- Instructions to follow -
Only the lines from the one with "Recreate this image" to the one with "const ptsG = quarters.map((q, i)", both included, should be output, without any images.

- Material supplied -
##########

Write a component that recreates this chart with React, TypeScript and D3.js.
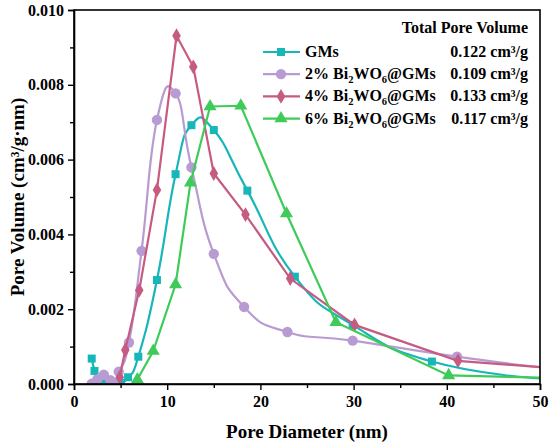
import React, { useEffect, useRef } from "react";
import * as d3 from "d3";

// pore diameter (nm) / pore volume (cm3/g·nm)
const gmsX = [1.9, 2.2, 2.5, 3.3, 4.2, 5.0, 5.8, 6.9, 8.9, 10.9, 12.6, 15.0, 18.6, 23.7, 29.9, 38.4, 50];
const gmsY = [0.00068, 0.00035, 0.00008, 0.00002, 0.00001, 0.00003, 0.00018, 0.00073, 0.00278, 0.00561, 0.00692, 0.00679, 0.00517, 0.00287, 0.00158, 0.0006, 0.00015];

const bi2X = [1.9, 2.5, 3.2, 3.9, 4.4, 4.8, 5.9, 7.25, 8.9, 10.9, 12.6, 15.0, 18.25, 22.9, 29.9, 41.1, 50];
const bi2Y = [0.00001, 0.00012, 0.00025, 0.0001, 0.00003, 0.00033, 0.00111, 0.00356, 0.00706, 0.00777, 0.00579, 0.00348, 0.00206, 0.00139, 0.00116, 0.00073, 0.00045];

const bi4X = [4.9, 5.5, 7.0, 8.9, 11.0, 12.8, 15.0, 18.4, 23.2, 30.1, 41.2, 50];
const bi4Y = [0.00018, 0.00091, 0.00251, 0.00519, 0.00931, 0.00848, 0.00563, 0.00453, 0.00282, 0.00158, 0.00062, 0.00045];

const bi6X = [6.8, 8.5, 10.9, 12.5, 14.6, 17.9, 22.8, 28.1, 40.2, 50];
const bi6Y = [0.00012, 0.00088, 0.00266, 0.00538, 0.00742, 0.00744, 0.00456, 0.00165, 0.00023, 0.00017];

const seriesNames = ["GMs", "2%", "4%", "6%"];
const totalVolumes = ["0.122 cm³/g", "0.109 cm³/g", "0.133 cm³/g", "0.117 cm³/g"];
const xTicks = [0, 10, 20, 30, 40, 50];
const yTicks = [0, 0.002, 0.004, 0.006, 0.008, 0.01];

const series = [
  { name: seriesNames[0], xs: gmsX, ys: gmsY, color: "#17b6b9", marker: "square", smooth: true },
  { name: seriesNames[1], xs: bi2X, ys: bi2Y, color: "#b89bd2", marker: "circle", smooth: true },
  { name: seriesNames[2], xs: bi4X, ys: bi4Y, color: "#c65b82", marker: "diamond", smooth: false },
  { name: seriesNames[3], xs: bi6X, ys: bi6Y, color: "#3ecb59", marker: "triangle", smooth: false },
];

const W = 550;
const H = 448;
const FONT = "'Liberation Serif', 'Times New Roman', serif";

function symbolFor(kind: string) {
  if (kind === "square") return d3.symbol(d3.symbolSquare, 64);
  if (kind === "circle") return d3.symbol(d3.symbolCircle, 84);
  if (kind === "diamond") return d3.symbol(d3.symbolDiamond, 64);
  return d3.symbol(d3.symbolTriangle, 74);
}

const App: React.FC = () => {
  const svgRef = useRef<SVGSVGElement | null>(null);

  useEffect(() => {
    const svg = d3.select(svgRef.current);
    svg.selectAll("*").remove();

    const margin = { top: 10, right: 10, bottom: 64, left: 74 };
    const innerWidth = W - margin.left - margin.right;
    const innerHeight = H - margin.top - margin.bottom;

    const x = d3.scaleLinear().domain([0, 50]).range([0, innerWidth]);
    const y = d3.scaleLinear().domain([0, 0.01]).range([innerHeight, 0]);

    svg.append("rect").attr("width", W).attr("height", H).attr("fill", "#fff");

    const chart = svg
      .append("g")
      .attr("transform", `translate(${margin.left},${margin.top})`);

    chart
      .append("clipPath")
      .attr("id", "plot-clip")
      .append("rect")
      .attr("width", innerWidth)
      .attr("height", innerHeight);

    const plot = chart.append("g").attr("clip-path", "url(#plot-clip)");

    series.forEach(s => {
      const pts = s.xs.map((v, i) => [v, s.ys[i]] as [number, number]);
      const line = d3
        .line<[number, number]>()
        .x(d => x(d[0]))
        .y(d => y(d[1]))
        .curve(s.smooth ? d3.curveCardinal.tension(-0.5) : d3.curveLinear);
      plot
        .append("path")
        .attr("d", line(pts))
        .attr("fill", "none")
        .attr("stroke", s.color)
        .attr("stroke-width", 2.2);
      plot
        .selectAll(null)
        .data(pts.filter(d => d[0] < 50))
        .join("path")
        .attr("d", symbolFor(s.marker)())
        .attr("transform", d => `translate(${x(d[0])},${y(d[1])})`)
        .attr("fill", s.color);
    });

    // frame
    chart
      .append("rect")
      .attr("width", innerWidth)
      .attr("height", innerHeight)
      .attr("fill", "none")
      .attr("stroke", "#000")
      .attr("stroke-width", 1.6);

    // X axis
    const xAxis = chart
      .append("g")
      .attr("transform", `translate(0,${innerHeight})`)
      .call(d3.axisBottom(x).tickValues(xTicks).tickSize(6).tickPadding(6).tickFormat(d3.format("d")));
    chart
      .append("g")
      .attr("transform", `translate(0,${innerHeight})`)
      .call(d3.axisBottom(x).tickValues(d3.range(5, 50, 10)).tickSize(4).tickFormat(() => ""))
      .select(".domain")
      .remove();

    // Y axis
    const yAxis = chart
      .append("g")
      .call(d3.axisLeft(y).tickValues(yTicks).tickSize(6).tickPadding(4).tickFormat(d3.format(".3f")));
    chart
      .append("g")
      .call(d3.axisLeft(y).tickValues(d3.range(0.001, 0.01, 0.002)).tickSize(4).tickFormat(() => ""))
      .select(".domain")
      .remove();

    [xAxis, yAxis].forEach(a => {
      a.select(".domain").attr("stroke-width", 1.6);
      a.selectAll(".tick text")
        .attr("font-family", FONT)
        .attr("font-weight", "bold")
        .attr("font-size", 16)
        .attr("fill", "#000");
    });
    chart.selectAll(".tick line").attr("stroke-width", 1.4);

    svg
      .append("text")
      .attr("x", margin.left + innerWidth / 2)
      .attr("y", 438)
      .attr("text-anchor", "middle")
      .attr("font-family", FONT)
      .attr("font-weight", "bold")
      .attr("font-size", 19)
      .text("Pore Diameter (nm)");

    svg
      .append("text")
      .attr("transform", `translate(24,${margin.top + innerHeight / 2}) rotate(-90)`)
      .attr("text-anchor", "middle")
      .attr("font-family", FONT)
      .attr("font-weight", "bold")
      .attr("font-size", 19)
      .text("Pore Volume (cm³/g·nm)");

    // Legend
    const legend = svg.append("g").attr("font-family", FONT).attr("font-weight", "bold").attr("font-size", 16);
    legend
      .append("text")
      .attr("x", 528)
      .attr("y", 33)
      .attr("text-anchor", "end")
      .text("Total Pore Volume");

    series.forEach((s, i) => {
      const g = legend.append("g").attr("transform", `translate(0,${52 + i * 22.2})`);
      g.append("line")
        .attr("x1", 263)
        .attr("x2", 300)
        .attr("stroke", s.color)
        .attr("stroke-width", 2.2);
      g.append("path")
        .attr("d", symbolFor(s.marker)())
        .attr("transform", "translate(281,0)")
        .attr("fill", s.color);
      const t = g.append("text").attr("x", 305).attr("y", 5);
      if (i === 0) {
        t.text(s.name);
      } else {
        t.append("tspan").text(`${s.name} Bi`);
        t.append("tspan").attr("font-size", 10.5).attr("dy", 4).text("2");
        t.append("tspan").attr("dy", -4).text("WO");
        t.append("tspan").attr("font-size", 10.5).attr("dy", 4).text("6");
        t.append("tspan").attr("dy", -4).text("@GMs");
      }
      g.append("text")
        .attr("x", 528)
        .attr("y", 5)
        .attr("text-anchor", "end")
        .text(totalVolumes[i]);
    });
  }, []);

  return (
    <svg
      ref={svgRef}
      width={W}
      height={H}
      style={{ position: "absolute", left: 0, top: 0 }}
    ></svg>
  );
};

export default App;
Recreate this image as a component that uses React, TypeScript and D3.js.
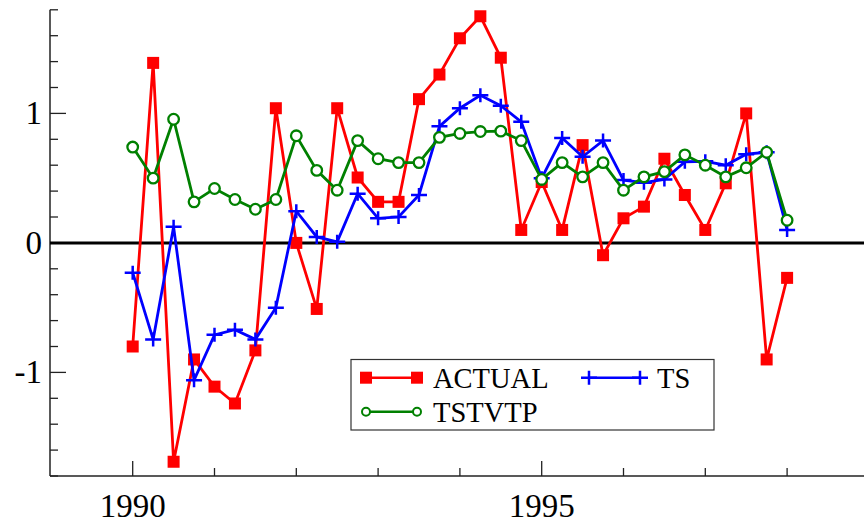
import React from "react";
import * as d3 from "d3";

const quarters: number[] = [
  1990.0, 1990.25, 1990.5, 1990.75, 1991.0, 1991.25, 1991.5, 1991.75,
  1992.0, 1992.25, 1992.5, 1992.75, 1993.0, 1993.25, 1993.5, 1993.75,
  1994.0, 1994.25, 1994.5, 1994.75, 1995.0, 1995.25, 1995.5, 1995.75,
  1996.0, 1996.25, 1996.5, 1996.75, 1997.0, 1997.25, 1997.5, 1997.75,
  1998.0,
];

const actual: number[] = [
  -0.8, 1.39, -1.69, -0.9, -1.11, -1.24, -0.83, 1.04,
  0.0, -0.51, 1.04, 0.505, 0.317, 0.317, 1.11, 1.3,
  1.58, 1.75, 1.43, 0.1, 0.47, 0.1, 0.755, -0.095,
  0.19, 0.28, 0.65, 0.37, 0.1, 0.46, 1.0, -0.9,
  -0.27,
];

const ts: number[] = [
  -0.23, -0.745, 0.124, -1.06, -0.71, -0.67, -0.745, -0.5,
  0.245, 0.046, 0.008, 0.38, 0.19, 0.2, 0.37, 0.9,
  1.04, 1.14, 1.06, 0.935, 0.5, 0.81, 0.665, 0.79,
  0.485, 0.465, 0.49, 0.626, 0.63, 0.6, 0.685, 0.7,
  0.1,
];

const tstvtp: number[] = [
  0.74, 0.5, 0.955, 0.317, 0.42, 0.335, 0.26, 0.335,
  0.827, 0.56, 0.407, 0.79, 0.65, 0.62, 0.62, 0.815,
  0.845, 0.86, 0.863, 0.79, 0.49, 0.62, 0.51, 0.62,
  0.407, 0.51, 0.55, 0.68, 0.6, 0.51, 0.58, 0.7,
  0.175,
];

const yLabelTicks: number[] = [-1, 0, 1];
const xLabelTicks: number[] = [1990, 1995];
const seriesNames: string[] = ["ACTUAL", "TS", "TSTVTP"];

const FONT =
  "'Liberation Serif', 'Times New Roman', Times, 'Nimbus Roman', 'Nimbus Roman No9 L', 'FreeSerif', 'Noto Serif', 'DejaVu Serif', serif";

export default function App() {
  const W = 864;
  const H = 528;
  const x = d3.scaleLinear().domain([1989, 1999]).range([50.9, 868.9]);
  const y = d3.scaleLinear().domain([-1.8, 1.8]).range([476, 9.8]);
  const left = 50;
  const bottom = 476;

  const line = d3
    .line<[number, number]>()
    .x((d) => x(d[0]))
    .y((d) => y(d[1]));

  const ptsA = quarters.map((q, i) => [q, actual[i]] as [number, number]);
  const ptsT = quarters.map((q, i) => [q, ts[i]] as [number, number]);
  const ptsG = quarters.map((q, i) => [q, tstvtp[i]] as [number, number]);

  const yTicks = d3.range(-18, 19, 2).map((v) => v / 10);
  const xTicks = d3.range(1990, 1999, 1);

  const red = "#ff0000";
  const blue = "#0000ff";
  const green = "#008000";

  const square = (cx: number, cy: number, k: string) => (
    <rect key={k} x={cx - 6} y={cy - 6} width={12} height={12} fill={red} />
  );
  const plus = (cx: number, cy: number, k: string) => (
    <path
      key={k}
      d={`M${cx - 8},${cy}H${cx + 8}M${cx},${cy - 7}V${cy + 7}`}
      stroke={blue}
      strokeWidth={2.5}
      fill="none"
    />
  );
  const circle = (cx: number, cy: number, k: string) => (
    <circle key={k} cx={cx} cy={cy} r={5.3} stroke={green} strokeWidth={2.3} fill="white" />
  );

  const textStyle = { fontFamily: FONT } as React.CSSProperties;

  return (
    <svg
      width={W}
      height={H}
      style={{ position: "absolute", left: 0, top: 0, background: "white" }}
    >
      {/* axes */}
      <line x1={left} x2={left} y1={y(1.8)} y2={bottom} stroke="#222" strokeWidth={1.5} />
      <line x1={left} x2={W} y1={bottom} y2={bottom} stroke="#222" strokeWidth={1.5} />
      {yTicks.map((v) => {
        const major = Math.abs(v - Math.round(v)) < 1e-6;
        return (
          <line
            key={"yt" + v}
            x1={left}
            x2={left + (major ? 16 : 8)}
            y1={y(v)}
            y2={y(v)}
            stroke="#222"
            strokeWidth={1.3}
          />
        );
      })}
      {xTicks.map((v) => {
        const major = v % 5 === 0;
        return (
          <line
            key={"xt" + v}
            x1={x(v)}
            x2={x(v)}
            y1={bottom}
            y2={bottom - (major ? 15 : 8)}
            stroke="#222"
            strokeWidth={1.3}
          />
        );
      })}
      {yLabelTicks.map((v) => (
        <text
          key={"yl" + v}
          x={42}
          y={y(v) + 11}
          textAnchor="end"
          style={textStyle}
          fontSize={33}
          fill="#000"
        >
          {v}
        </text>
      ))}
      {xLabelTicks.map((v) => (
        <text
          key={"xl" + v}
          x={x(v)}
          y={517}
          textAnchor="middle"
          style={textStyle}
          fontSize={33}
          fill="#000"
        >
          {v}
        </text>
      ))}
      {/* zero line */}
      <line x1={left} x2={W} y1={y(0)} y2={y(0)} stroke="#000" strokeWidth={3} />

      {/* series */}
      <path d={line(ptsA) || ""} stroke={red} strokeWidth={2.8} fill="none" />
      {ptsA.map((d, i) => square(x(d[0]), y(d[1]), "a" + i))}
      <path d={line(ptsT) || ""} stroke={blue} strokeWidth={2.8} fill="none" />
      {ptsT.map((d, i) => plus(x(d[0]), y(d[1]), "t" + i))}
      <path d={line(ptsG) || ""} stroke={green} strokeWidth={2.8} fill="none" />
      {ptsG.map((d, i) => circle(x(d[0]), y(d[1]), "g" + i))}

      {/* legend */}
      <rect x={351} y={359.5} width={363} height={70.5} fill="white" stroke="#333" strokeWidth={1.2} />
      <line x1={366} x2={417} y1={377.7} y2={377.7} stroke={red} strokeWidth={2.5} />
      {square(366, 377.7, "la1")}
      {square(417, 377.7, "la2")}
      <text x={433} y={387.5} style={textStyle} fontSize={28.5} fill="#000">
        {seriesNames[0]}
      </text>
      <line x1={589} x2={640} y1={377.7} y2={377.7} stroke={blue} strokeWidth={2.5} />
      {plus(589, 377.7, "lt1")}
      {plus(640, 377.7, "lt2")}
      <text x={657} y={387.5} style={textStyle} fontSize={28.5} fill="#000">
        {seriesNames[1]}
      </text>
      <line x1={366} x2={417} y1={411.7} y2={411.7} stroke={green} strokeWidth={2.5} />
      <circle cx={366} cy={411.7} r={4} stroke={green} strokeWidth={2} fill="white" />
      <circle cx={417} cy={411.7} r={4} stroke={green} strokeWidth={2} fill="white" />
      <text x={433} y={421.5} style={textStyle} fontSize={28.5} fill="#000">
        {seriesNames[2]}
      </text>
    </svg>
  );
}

##########

- Task result -
Recreate this image as a component that uses React, TypeScript and D3.js.
import React from "react";
import * as d3 from "d3";

const quarters: number[] = [
  1990.0, 1990.25, 1990.5, 1990.75, 1991.0, 1991.25, 1991.5, 1991.75,
  1992.0, 1992.25, 1992.5, 1992.75, 1993.0, 1993.25, 1993.5, 1993.75,
  1994.0, 1994.25, 1994.5, 1994.75, 1995.0, 1995.25, 1995.5, 1995.75,
  1996.0, 1996.25, 1996.5, 1996.75, 1997.0, 1997.25, 1997.5, 1997.75,
  1998.0,
];

const actual: number[] = [
  -0.8, 1.39, -1.69, -0.9, -1.11, -1.24, -0.83, 1.04,
  0.0, -0.51, 1.04, 0.505, 0.317, 0.317, 1.11, 1.3,
  1.58, 1.75, 1.43, 0.1, 0.47, 0.1, 0.755, -0.095,
  0.19, 0.28, 0.65, 0.37, 0.1, 0.46, 1.0, -0.9,
  -0.27,
];

const ts: number[] = [
  -0.23, -0.745, 0.124, -1.06, -0.71, -0.67, -0.745, -0.5,
  0.245, 0.046, 0.008, 0.38, 0.19, 0.2, 0.37, 0.9,
  1.04, 1.14, 1.06, 0.935, 0.5, 0.81, 0.665, 0.79,
  0.485, 0.465, 0.49, 0.626, 0.63, 0.6, 0.685, 0.7,
  0.1,
];

const tstvtp: number[] = [
  0.74, 0.5, 0.955, 0.317, 0.42, 0.335, 0.26, 0.335,
  0.827, 0.56, 0.407, 0.79, 0.65, 0.62, 0.62, 0.815,
  0.845, 0.86, 0.863, 0.79, 0.49, 0.62, 0.51, 0.62,
  0.407, 0.51, 0.55, 0.68, 0.6, 0.51, 0.58, 0.7,
  0.175,
];

const yLabelTicks: number[] = [-1, 0, 1];
const xLabelTicks: number[] = [1990, 1995];
const seriesNames: string[] = ["ACTUAL", "TS", "TSTVTP"];

const FONT =
  "'Liberation Serif', 'Times New Roman', Times, 'Nimbus Roman', 'Nimbus Roman No9 L', 'FreeSerif', 'Noto Serif', 'DejaVu Serif', serif";

export default function App() {
  const W = 864;
  const H = 528;
  const x = d3.scaleLinear().domain([1989, 1999]).range([50.9, 868.9]);
  const y = d3.scaleLinear().domain([-1.8, 1.8]).range([476, 9.8]);
  const left = 50;
  const bottom = 476;

  const line = d3
    .line<[number, number]>()
    .x((d) => x(d[0]))
    .y((d) => y(d[1]));

  const ptsA = quarters.map((q, i) => [q, actual[i]] as [number, number]);
  const ptsT = quarters.map((q, i) => [q, ts[i]] as [number, number]);
  const ptsG = quarters.map((q, i) => [q, tstvtp[i]] as [number, number]);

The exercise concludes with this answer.